The Department of Culture, Youth and Sport has already handed over documents to India’s High Commissioner to Guyana Venkatachalam Mahalingam and a technical engineering team and is awaiting word on whether the project would continue at the current site or at another location at Highbury, also in Berbice
“The big problem is who started the project did so without the necessary geo-technical evaluation of the location. We inherited everything like that and then it collapsed. As a result, on that we called on [Ministry of] Infrastructure to do the geo-technical study and a report. They did that and submitted a report and by then we met with the Indian High Commissioner, who had asked to meet with us. The report was given to him and he has it with his engineers. He has it and he will decide where they take it, but more than likely it will continue to be built right there,” Minister of Social Cohesion George Norton told Sunday Stabroek last Wednesday.
Norton is also responsible for the Department of Culture, Youth and Sport, under which the project falls.
The base for the US$150,000 bronze sculpture, a gift from the Government of India, crumbled in late April, while works were ongoing in a bid to meet the May 5th Indian Arrival Day observances.
It was said to be 85 percent complete at the time of the collapse.
The project had initially been divided into three phases.
Phase One, which dealt with the preparatory works, including the construction of an access road at the site, was awarded to Erron Lall Civil Engineering Works on September 12, 2016, at a cost of $43 million, following bids from 13 companies. The Department of Public Information (DPI) had stated that up to the point of collapse, some $26.5 million had been paid to the contractor and 60 percent of the works had been completed.
Phase Two, which entailed the construction of the base, had been contracted to Alternative Contracting Enterprise, at a cost of $42.2 million. The contractor had been paid $22.8 million up to that point, and while government gave no estimate of the works completed, an employee had told this newspaper it was 85 percent complete.
Phase Three, entails the landscaping and the finishing work at the site. Bids were received from 11 companies, and an $8.2 million contract for the work had been awarded to BK International. The DPI had said that that aspect of the works has since been suspended.
The Indian government had promised technical assistance, according to the DPI, which had issued a statement on the collapse, blaming the People’s Progressive Party/Civic (PPP/C) for the poor design of the structure following its collapse.
Former Minister of Culture, Youth and Sport Dr Frank Anthony under the PPP/C had denied any wrongdoing on his ministry’s part.
Since the embarrassing collapse in April, the project has come under close scrutiny.
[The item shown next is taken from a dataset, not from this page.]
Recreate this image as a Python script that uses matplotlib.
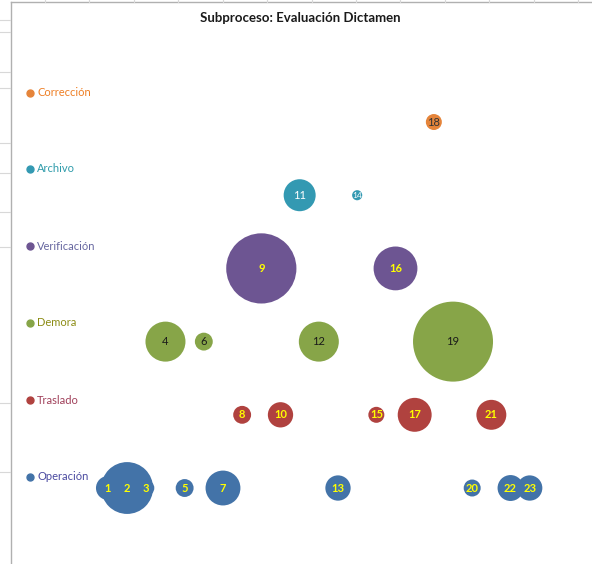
import matplotlib
matplotlib.use("Agg")
import matplotlib.pyplot as plt
from matplotlib.lines import Line2D

plt.rcParams['font.family'] = ['Lato', 'DejaVu Sans']

title = "Subproceso: Evaluación Dictamen"

# categories (bottom to top)
categories = ["Operación", "Traslado", "Demora", "Verificación", "Archivo", "Corrección"]
cat_colors = ["#4373A8", "#B0423F", "#87A548", "#6D5592", "#3399B2", "#E5843A"]
legend_text_colors = ["#4A4AA0", "#A0405A", "#8C8C14", "#6767A0", "#2E9BAA", "#EE7E24"]

# bubble step numbers, their category row and bubble size value
steps = [1, 2, 3, 4, 5, 6, 7, 8, 9, 10, 11, 12, 13, 14, 15, 16, 17, 18, 19, 20, 21, 22, 23]
step_cat = ["Operación", "Operación", "Operación", "Demora", "Operación", "Demora",
            "Operación", "Traslado", "Verificación", "Traslado", "Archivo", "Demora",
            "Operación", "Archivo", "Traslado", "Verificación", "Traslado", "Corrección",
            "Demora", "Operación", "Traslado", "Operación", "Operación"]
sizes = [9, 42, 4, 25, 5, 5, 19, 5, 77, 10, 16, 25, 10, 1.6, 4, 30, 18, 4, 100, 4.5, 14, 10.5, 10]
label_colors = {"Operación": "#FFFF00", "Traslado": "#FFFF00", "Demora": "#1A1A1A",
                "Verificación": "#FFFF00", "Archivo": "#FFFFFF", "Corrección": "#333333"}

fig = plt.figure(figsize=(5.92, 5.64), dpi=100)
ax = fig.add_axes([0, 0, 1, 1])
ax.set_xlim(-4.632, 26.25)
ax.set_ylim(-0.038, 7.667)
ax.axis('off')

cat_y = {c: i + 1 for i, c in enumerate(categories)}
cat_col = dict(zip(categories, cat_colors))

scale = (8 * 0.72) ** 2
for s, c, v in zip(steps, step_cat, sizes):
    ax.scatter([s], [cat_y[c]], s=[v * scale], color=cat_col[c], edgecolors='none', zorder=2)
for s, c, v in zip(steps, step_cat, sizes):
    fs = 8 if v > 3 else 6
    ax.text(s, cat_y[c], str(s), ha='center', va='center', fontsize=fs,
            color=label_colors[c], fontweight='bold' if label_colors[c] == "#FFFF00" else 'normal',
            zorder=3)

# title
fig.text(300 / 592, 1 - 18 / 564, title, ha='center', va='center', fontsize=9.5,
         fontweight='bold', color='#1A1A1A')

# legend (manual, left side)
leg_y = [477, 400, 323, 246, 169, 93]
for c, col, tcol, yp in zip(categories, cat_colors, legend_text_colors, leg_y):
    fy = 1 - yp / 564
    fig.add_artist(Line2D([30 / 592], [fy], marker='o', markersize=5, color=col,
                          linestyle='none', transform=fig.transFigure))
    fig.text(37 / 592, fy, c, ha='left', va='center', fontsize=8, color=tcol)

# chart frame and spreadsheet background lines
fig.add_artist(Line2D([11 / 592, 11 / 592], [0, 1 - 2 / 564], color='#B0B0B0', lw=1,
                      transform=fig.transFigure))
fig.add_artist(Line2D([11 / 592, 1], [1 - 2 / 564, 1 - 2 / 564], color='#B0B0B0', lw=1,
                      transform=fig.transFigure))
for yp in [20, 32, 72, 88, 143, 173, 212, 247, 403, 472]:
    fig.add_artist(Line2D([0, 10 / 592], [1 - yp / 564] * 2, color='#D8D8D8', lw=0.8,
                          transform=fig.transFigure))
for xp in [45, 89, 134, 178, 223, 267, 312, 356, 400, 445, 489, 534, 578]:
    fig.add_artist(Line2D([xp / 592] * 2, [1, 1 - 1.5 / 564], color='#D8D8D8', lw=0.8,
                          transform=fig.transFigure))

fig.savefig("out.png", dpi=100)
While most opined that the cause of the collapse was substandard work, questions were also raised about the awarding of the $42 million contract for the construction to the Linden-based company, Alternative Contracting Enterprise (ACE).
Work for the structure was procured through the Ministry of Education’s Department of Culture, Youth and Sport, and then Minister of Education, Dr Rupert Roopnaraine, had told this newspaper that the ministry had solicited the help of the Ministry of Public Infrastructure (MPI) for an investigation, so as to guide the way forward.
Norton said that investigation had been completed and he had handed it to the Indian High Commissioner when the two met earlier last month to decide on a way forward. He informed that the Indian government said that it had always wanted to fully fund the project.
“They always wanted to fund it. They will say, now, how and when it will be built and if they will condemn everything that was there. We had said that if everything was to start fresh, we might as well have gone to Highbury and not Palmyra. If we can salvage anything, we will continue at Palmyra. The High Commissioner of India is looking at both sites,” Norton added.
He said that if the Indian engineers decide to build at Highbury, the Palmyra site would not be abandoned, as there are still some plans for the lands there.
“But I want you to know that we will not abandon Palmyra. If we decide to go to Highbury where some people had always wanted, we will make Palmyra a park or into something else,” Norton said.
He explained that his team was scheduled to have another meeting with the Indian High Commissioner last week to hear what was their decision will be. However, because of the budget debate this could not be realised.
Norton assured that before the end of the year he will “definitely” give an update on the fate of the project.